Sociologist Considers Own Behavior Indicative Of Larger Trends

BOSTON–According to the findings of a paper published Monday in The American Journal Of Sociology, the behaviors and experiences of Boston sociologist Dr. Stephen Piers are indicative of a host of wider societal trends.

Sociologist Dr. Stephen Piers.

"My observations indicate that the typical married American man has had increasing difficulty relating to his spouse over the last two and a half years, ever since she started taking those yoga classes," wrote Piers, 56, in his Interpersonal Connections Within The Marriage Paradigm: A Study In Causality.

In the paper, Piers asserted that the most pressing issue for American men is maintaining healthy sexual relations with their wives.

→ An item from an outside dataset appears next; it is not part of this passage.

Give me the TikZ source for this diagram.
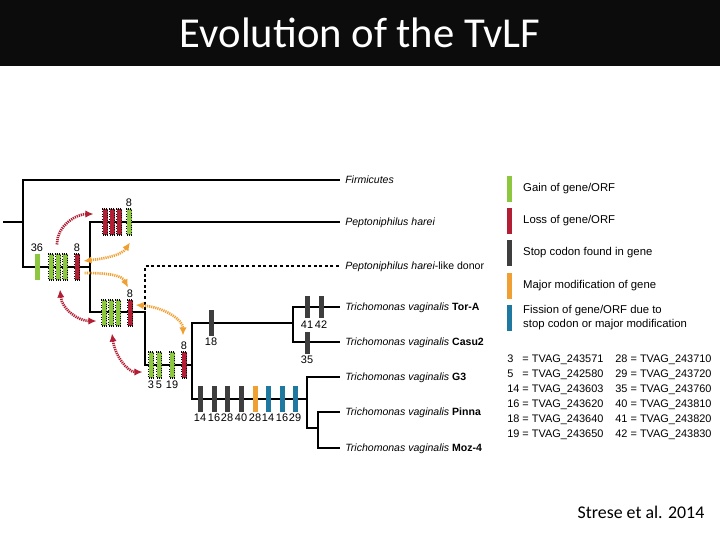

"Back in 1999, American men's frustration derived mostly from the infrequency of sex," the paper read. "Recently, however, that trend has shifted as husbands report a decreasing interest in intimacy, particularly if there is a Celtics game or a new NYPD Blue on TV. While many men cite increased job responsibilities and stress as possible catalysts, many more blame the affair their wives had a year ago with some textile salesman during a training conference in Seattle."

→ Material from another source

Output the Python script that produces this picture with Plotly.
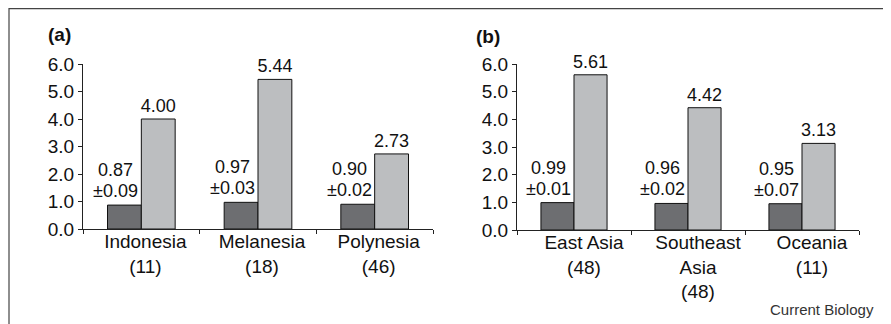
import plotly.graph_objects as go

# page body has an 8px margin, so the figure is sized to fit the window
OFF = 8
W, H = 891 - OFF, 324 - OFF

cats_a = ["Indonesia<br>(11)", "Melanesia<br>(18)", "Polynesia<br>(46)"]
dark_a = [0.87, 0.97, 0.90]
err_a = [0.09, 0.03, 0.02]
light_a = [4.00, 5.44, 2.73]

cats_b = ["East Asia<br>(48)", "Southeast<br>Asia<br>(48)", "Oceania<br>(11)"]
dark_b = [0.99, 0.96, 0.95]
err_b = [0.01, 0.02, 0.07]
light_b = [5.61, 4.42, 3.13]

y_ticks = [0, 1, 2, 3, 4, 5, 6]
y_ticklabels = ["0.0", "1.0", "2.0", "3.0", "4.0", "5.0", "6.0"]

DARK = "#6d6e71"
LIGHT = "#bcbec0"
FONT = "Liberation Sans, Arial, sans-serif"
FS = 19
LFS = 18

fig = go.Figure()

def add_panel(cats, dark, err, light, xa, ya):
    fig.add_trace(go.Bar(x=cats, y=dark, marker=dict(color=DARK, line=dict(color="#111", width=1)),
                         xaxis=xa, yaxis=ya, showlegend=False, hoverinfo="skip"))
    fig.add_trace(go.Bar(x=cats, y=light, marker=dict(color=LIGHT, line=dict(color="#111", width=1)),
                         text=[f"{v:.2f}" for v in light], textposition="outside",
                         textfont=dict(family=FONT, size=18, color="#111"),
                         constraintext="none", cliponaxis=False,
                         xaxis=xa, yaxis=ya, showlegend=False, hoverinfo="skip"))
    for c, d, e in zip(cats, dark, err):
        fig.add_annotation(text=f"±{e:.2f}", xref=xa, yref=ya, x=c, y=d,
                           xanchor="right", yanchor="bottom", xshift=-2, yshift=3,
                           borderpad=0, showarrow=False,
                           font=dict(family=FONT, size=LFS, color="#111"))
        fig.add_annotation(text=f"{d:.2f}", xref=xa, yref=ya, x=c, y=d,
                           xanchor="right", yanchor="bottom", xshift=-7, yshift=24,
                           borderpad=0, showarrow=False,
                           font=dict(family=FONT, size=LFS, color="#111"))

add_panel(cats_a, dark_a, err_a, light_a, "x", "y")
add_panel(cats_b, dark_b, err_b, light_b, "x2", "y2")

def px_x(p):
    return (p - OFF) / W

def px_y(p):
    return (H - (p - OFF)) / H

xcommon = dict(type="category", showline=True, linecolor="#222", linewidth=1,
               ticks="outside", ticklen=4, tickcolor="#222", tickson="boundaries",
               ticklabelstandoff=-5,
               tickfont=dict(family=FONT, size=FS, color="#111"), showgrid=False,
               zeroline=False, fixedrange=True, automargin=False)
ycommon = dict(range=[0, 6], tickvals=y_ticks, ticktext=y_ticklabels, showline=True,
               linecolor="#222", linewidth=1, ticks="outside", ticklen=4, tickcolor="#222",
               tickfont=dict(family=FONT, size=FS, color="#111"), showgrid=False,
               zeroline=False, fixedrange=True, automargin=False)

fig.update_layout(
    template="none",
    width=W, height=H, margin=dict(l=0, r=0, t=0, b=0, pad=0, autoexpand=False),
    paper_bgcolor="white", plot_bgcolor="white",
    barmode="group", bargap=0.42, bargroupgap=0,
    xaxis=dict(domain=[px_x(83), px_x(433)], anchor="y", ticklabelshift=4, **xcommon),
    yaxis=dict(domain=[px_y(229), px_y(64)], anchor="x", **ycommon),
    xaxis2=dict(domain=[px_x(517), px_x(859)], anchor="y2", ticklabelshift=10, **xcommon),
    yaxis2=dict(domain=[px_y(230), px_y(64)], anchor="x2", **ycommon),
    font=dict(family=FONT, size=FS, color="#111"),
)

fig.add_shape(type="rect", xref="paper", yref="paper",
              x0=px_x(9), x1=px_x(885), y0=-0.2, y1=px_y(8.6),
              line=dict(color="#444", width=1.2), fillcolor="rgba(0,0,0,0)", layer="below")

fig.add_annotation(text="<b>(a)</b>", xref="paper", yref="paper", x=px_x(46), y=px_y(34),
                   xanchor="left", yanchor="middle", showarrow=False,
                   font=dict(family=FONT, size=19, color="#111"))
fig.add_annotation(text="<b>(b)</b>", xref="paper", yref="paper", x=px_x(474), y=px_y(36),
                   xanchor="left", yanchor="middle", showarrow=False,
                   font=dict(family=FONT, size=19, color="#111"))
fig.add_annotation(text="Current Biology", xref="paper", yref="paper", x=px_x(876), y=px_y(309),
                   xanchor="right", yanchor="middle", showarrow=False,
                   font=dict(family=FONT, size=15, color="#333"))

fig.write_html("out.html")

Though the paper originally focused on U.S. couples' growing intimacy problems, Piers was compelled to write about other issues, as well.

"Often, wives' repeated verbal requests, or 'nagging,' aggravate their husbands so much that they choose to spend every evening in their basements, listening to Miles Davis records and polishing their model train collections," he wrote. "Many often report muttering 'castrating bitch' when listening to her shrill voice from upstairs."

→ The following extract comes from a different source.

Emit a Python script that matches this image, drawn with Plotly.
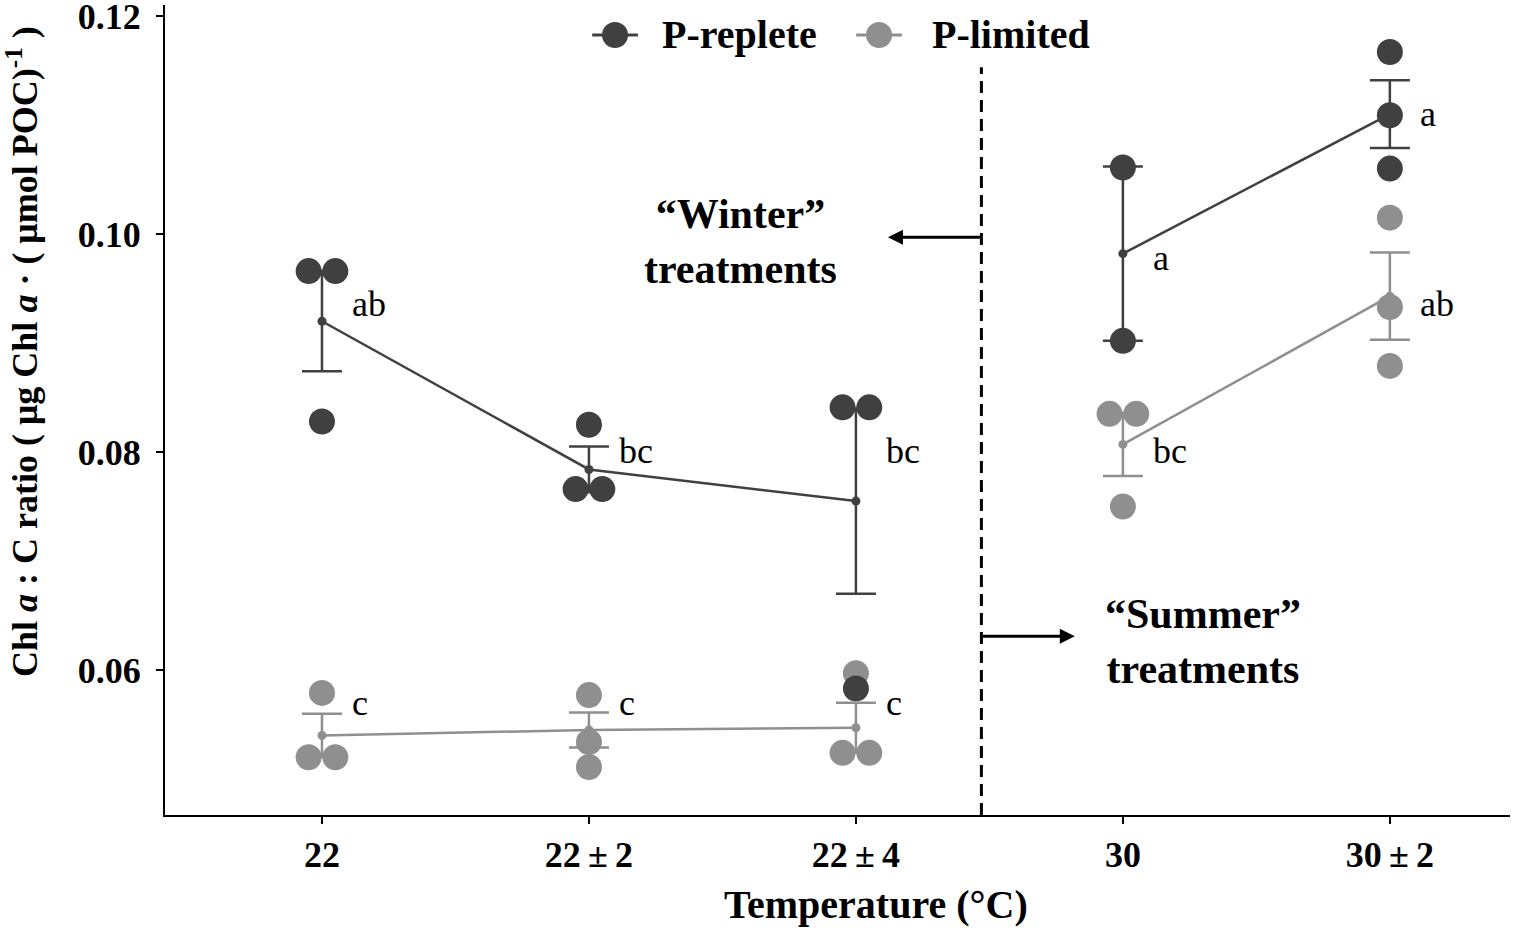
import plotly.graph_objects as go

# 温度处理
categories = ['22', '22\u2009±\u20092', '22\u2009±\u20094', '30', '30\u2009±\u20092']
season = ['winter', 'winter', 'winter', 'summer', 'summer']

# 单个重复的测量值 (每个处理)
replete_points = [[0.0966, 0.0966, 0.0828],
                  [0.0825, 0.0766, 0.0766],
                  [0.0841, 0.0841, 0.0583],
                  [0.1061, 0.0902],
                  [0.1167, 0.1109, 0.1060]]
limited_points = [[0.0579, 0.0520, 0.0520],
                  [0.0577, 0.0534, 0.0511],
                  [0.0597, 0.0524, 0.0524],
                  [0.0835, 0.0835, 0.0750],
                  [0.1015, 0.0933, 0.0879]]

# 平均值与标准差
replete_mean = [0.0920, 0.0784, 0.0755, 0.0982, 0.1110]
replete_sd = [0.0046, 0.0021, 0.0085, 0.0080, 0.0031]
limited_mean = [0.0540, 0.0545, 0.0547, 0.0807, 0.0943]
limited_sd = [0.0020, 0.0016, 0.0023, 0.0029, 0.0040]

# 显著性字母
replete_letters = ['ab', 'bc', 'bc', 'a', 'a']
limited_letters = ['c', 'c', 'c', 'bc', 'ab']
replete_letter_y = [0.0936, 0.0801, 0.0801, 0.0978, 0.1110]
limited_letter_y = [0.0570, 0.0570, 0.0570, 0.0801, 0.0936]

DARK = '#404040'
LIGHT = '#8f8f8f'
FONT = 'Liberation Serif'


def spread(groups, dx=0.05):
    """重复值左右错开"""
    xs, ys = [], []
    for i, vals in enumerate(groups):
        for j, v in enumerate(vals):
            dup = [k for k, w in enumerate(vals) if w == v]
            if len(dup) > 1:
                off = -dx if dup.index(j) == 0 else dx
            else:
                off = 0
            xs.append(i + off)
            ys.append(v)
    return xs, ys


fig = go.Figure()

for pts, col in [(limited_points, LIGHT), (replete_points, DARK)]:
    xs, ys = spread(pts)
    fig.add_trace(go.Scatter(x=xs, y=ys, mode='markers', showlegend=False,
                             marker=dict(size=26, color=col)))

for mean, sd, col in [(limited_mean, limited_sd, LIGHT), (replete_mean, replete_sd, DARK)]:
    for s in ['winter', 'summer']:
        idx = [i for i, g in enumerate(season) if g == s]
        fig.add_trace(go.Scatter(x=idx, y=[mean[i] for i in idx], mode='lines+markers',
                                 showlegend=False,
                                 line=dict(color=col, width=2.5),
                                 marker=dict(size=9, color=col),
                                 error_y=dict(type='data', array=[sd[i] for i in idx], visible=True,
                                              color=col, thickness=2.5, width=20)))

for letters, ly in [(replete_letters, replete_letter_y), (limited_letters, limited_letter_y)]:
    for i, (t, y) in enumerate(zip(letters, ly)):
        fig.add_annotation(x=i + 0.105, y=y, text=t, showarrow=False, xanchor='left',
                           font=dict(family=FONT, size=36, color='black'))

fig.add_annotation(x=1.566, y=0.0993, text='<b>“Winter”<br>treatments</b>', showarrow=False,
                   align='center', font=dict(family=FONT, size=42, color='black'))
fig.add_annotation(x=3.30, y=0.0626, text='<b>“Summer”<br>treatments</b>', showarrow=False,
                   align='center', font=dict(family=FONT, size=42, color='black'))

# 箭头
fig.add_annotation(x=2.12, y=0.0997, ax=2.47, ay=0.0997, xref='x', yref='y', axref='x', ayref='y',
                   text='', showarrow=True, arrowhead=2, arrowsize=1, arrowwidth=3, arrowcolor='black')
fig.add_annotation(x=2.82, y=0.0631, ax=2.47, ay=0.0631, xref='x', yref='y', axref='x', ayref='y',
                   text='', showarrow=True, arrowhead=2, arrowsize=1, arrowwidth=3, arrowcolor='black')

fig.add_shape(type='line', x0=2.47, x1=2.47, y0=0.0467, y1=0.1153, xref='x', yref='y',
              line=dict(color='black', width=3, dash='12px,7px'))

# 图例 (手动绘制)
legend_items = [('P-replete', DARK, 0.3346, 0.368), ('P-limited', LIGHT, 0.5309, 0.5686)]
for name, col, xc, xt in legend_items:
    fig.add_shape(type='line', xref='paper', yref='paper', x0=xc - 0.017, x1=xc + 0.017,
                  y0=0.963, y1=0.963, line=dict(color=col, width=3))
    fig.add_shape(type='circle', xref='paper', yref='paper', xsizemode='pixel', ysizemode='pixel',
                  xanchor=xc, yanchor=0.963, x0=-13, x1=13, y0=-13, y1=13,
                  fillcolor=col, line=dict(color=col, width=0))
    fig.add_annotation(x=xt, y=0.963, xref='paper', yref='paper', text='<b>%s</b>' % name,
                       showarrow=False, xanchor='left', yanchor='middle',
                       font=dict(family=FONT, size=40, color='black'))

# 坐标轴标题
fig.add_annotation(x=0.5286, y=-0.1111, xref='paper', yref='paper', showarrow=False,
                   xanchor='center', yanchor='middle',
                   text='<b>Temperature (°C)</b>', font=dict(family=FONT, size=40, color='black'))
fig.add_annotation(x=-0.1063, y=0.5716, xref='paper', yref='paper', showarrow=False, textangle=-90,
                   xanchor='center', yanchor='middle',
                   text='<b>Chl <i>a</i> : C ratio ( μg Chl <i>a</i> · ( μmol POC)<sup>-1</sup> )</b>',
                   font=dict(family=FONT, size=36, color='black'))

fig.update_layout(
    width=1530, height=928,
    paper_bgcolor='white', plot_bgcolor='white',
    margin=dict(l=165, r=20, t=5, b=113, autoexpand=False),
    font=dict(family=FONT, color='black'),
    showlegend=False,
    xaxis=dict(range=[-0.588, 4.45], tickmode='array', tickvals=list(range(len(categories))),
               ticktext=['<b>%s</b>' % c for c in categories], showgrid=False, zeroline=False,
               showline=True, linecolor='black', linewidth=2, ticks='outside', ticklen=7,
               tickwidth=2, tickcolor='black', tickfont=dict(family=FONT, size=36, color='black')),
    yaxis=dict(range=[0.0467, 0.12101], tickvals=[0.06, 0.08, 0.10, 0.12],
               ticktext=['<b>0.06</b>', '<b>0.08</b>', '<b>0.10</b>', '<b>0.12</b>'],
               showgrid=False, zeroline=False, showline=True, linecolor='black', linewidth=2,
               ticks='outside', ticklen=7, tickwidth=2, tickcolor='black', ticklabelstandoff=8,
               ticklabeloverflow='allow',
               tickfont=dict(family=FONT, size=36, color='black')),
)

# 去掉页面默认边距，让图铺满窗口
fig.write_html('out.html', config={'displayModeBar': False},
               post_script="document.body.style.margin='0';")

Though Piers is well respected within the sociology community, some colleagues charge that his paper breaks no new ground.

"On page 73, Piers reports that 'the married American male can no longer stand his wife's hyena-like laugh,'" said Boston University sociology professor Dr. Theodore Muncie. "I don't know if Piers keeps up on the literature, but I reported that trend almost three years ago. By the time Piers released his findings, the American husband's general attitude toward the laugh had long passed into the stage known as 'icy acceptance.'"

Continued Muncie: "Piers also reports that American men seem to enjoy an after-dinner, single-malt scotch for the purpose of relaxation. Yet, as almost any reputable sociologist will tell you, that is inaccurate. The prevailing trend is to enjoy a glass of Merlot or possibly cognac, and it has been ever since upper-class U.S. males finished grad school."

Piers' 1974 paper, Domestic Situationality: The Fortunate Male In American Society, was hailed as a landmark work almost immediately upon publication. Published one month after Piers' wedding to college sweetheart Angela Beckman, Domestic Situationality reported that American males were "blissfully happy, despite lacking the freedom of single life." However, in his 2000 paper, U.S. Wives: Lying, Cheating Whores? he found an enormous upswing in infidelity among American middle-aged wives and a parallel rise in the risk of fiery death among single male textile salesmen from Seattle.

"When that report came out, everyone told me I was imagining things, that it was all in my head," Piers said. "But the evidence was clearly there for American men–the late nights, the secret phone calls, the way American wives seemed to be getting a lot more dressed up every time they left the house. All I can say is my wife Angela sure was upset when that report was released."

Piers added that the average American male is unsure whether to get a chicken-parmesan sub at Luigi's Pizza or shrimp lo mein at Hunan Garden when they go to lunch in the next 45 minutes or so. He said that his paper on the subject, Gustatory Cognitive Dissonance In The American Male: 12 p.m. To 1 p.m., will be published later this afternoon.